(Source code of charts)
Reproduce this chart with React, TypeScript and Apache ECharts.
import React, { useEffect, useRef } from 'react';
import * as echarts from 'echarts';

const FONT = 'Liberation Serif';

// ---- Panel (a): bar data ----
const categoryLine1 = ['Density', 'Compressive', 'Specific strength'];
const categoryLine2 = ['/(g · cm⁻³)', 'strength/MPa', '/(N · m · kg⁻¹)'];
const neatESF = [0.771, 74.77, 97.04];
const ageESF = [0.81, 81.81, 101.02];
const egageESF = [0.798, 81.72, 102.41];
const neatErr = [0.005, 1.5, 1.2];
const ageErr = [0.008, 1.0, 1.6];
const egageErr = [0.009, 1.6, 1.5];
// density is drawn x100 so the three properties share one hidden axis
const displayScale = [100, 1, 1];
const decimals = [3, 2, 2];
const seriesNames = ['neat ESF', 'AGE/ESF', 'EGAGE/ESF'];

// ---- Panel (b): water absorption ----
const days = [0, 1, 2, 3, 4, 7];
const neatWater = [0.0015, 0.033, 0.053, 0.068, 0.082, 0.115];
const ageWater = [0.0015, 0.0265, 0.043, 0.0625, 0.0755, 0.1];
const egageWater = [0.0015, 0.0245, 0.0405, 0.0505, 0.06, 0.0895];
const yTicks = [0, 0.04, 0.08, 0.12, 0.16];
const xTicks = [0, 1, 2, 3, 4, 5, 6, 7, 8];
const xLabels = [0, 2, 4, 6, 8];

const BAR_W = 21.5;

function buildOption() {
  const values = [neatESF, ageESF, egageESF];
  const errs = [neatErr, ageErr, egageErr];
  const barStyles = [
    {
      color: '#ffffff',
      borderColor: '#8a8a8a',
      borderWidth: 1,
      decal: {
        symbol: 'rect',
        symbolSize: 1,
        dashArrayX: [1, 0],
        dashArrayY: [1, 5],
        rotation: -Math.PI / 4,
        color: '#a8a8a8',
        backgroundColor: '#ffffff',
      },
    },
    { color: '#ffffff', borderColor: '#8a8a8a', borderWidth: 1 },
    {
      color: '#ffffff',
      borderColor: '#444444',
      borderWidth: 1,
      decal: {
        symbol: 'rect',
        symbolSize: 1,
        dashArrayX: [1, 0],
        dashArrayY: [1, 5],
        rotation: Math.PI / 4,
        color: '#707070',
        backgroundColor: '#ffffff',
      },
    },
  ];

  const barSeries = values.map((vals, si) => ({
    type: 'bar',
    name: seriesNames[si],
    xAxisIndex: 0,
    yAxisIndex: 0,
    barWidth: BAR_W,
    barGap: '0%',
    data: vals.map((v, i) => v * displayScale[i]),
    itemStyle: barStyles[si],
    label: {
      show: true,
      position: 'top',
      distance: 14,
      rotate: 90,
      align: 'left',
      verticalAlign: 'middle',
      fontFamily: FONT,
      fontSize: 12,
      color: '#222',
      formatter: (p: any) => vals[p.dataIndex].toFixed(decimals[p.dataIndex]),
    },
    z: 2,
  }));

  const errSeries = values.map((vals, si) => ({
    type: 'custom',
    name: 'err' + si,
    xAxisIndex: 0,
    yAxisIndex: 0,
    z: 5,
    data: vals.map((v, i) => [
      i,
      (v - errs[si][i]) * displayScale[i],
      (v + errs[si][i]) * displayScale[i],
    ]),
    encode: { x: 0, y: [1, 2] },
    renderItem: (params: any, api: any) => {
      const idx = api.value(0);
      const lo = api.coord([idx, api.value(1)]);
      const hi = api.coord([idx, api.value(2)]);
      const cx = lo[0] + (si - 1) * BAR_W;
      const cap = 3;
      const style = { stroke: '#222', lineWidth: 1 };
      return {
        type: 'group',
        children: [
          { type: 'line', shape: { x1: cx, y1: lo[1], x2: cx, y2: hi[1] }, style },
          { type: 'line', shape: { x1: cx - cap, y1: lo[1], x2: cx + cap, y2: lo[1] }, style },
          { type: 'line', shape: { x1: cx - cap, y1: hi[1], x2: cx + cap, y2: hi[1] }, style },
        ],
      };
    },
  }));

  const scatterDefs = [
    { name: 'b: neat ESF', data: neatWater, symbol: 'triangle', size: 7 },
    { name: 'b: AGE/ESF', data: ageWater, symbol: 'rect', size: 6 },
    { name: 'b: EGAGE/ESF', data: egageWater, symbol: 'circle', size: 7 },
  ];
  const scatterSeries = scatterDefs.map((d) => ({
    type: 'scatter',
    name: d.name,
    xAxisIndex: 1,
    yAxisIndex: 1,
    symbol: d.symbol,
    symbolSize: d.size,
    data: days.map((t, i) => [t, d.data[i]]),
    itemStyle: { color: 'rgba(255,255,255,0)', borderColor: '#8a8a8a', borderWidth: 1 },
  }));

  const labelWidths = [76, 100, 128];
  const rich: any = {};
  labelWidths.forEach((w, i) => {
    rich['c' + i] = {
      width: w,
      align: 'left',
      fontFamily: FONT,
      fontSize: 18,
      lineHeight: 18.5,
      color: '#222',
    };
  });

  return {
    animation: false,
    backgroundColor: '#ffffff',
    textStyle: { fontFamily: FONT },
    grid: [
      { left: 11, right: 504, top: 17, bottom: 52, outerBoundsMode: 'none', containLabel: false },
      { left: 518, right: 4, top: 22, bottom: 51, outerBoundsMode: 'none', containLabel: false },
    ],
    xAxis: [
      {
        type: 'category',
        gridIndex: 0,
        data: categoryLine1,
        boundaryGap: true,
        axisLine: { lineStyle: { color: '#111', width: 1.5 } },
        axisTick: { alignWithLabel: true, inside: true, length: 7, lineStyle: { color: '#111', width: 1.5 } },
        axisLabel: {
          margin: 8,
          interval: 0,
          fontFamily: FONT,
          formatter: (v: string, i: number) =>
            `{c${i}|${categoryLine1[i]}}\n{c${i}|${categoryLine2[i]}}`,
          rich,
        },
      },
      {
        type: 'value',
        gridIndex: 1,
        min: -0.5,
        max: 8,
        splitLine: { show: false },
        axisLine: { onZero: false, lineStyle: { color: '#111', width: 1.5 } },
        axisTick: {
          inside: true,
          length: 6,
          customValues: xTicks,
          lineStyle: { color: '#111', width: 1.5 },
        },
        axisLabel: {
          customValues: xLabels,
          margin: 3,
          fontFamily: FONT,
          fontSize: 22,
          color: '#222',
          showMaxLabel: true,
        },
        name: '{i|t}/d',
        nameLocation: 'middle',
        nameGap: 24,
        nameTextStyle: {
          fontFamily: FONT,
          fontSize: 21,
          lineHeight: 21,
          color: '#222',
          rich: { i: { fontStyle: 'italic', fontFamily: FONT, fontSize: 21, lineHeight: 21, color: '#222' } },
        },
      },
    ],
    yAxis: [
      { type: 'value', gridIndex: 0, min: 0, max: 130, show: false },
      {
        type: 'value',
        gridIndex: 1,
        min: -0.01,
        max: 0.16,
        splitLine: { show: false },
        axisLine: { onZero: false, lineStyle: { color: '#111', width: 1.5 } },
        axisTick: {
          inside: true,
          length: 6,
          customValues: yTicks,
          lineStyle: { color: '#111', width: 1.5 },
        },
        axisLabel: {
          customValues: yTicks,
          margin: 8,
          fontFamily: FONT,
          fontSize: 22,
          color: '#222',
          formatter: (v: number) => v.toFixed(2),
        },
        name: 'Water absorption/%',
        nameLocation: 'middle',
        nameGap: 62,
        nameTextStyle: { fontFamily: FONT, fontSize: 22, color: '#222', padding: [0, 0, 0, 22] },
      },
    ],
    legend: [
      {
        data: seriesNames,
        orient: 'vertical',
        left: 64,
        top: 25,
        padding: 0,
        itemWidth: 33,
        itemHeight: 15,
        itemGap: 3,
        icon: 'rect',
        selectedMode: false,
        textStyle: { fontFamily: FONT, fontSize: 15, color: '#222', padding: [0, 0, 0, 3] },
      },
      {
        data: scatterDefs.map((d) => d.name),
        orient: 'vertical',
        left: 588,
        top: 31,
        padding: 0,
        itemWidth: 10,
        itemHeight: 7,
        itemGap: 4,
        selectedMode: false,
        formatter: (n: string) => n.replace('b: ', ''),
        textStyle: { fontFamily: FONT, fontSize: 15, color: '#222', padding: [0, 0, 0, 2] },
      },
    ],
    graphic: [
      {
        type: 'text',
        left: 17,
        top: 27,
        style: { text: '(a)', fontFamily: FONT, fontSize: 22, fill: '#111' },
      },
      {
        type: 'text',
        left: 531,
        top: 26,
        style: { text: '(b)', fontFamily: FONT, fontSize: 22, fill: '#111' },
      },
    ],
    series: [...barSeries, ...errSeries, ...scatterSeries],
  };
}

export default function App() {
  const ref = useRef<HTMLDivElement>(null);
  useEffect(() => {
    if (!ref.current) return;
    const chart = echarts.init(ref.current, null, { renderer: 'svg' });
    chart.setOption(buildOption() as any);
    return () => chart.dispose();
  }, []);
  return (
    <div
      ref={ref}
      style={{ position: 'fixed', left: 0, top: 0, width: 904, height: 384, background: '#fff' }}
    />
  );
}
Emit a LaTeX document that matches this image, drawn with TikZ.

▸ Objective
Write out the listing's lines exactly, from its first line through the line that contains "const FONT = 'Liberation Serif';", and stop there.

▸ Result
Reproduce this chart with React, TypeScript and Apache ECharts.
import React, { useEffect, useRef } from 'react';
import * as echarts from 'echarts';

const FONT = 'Liberation Serif';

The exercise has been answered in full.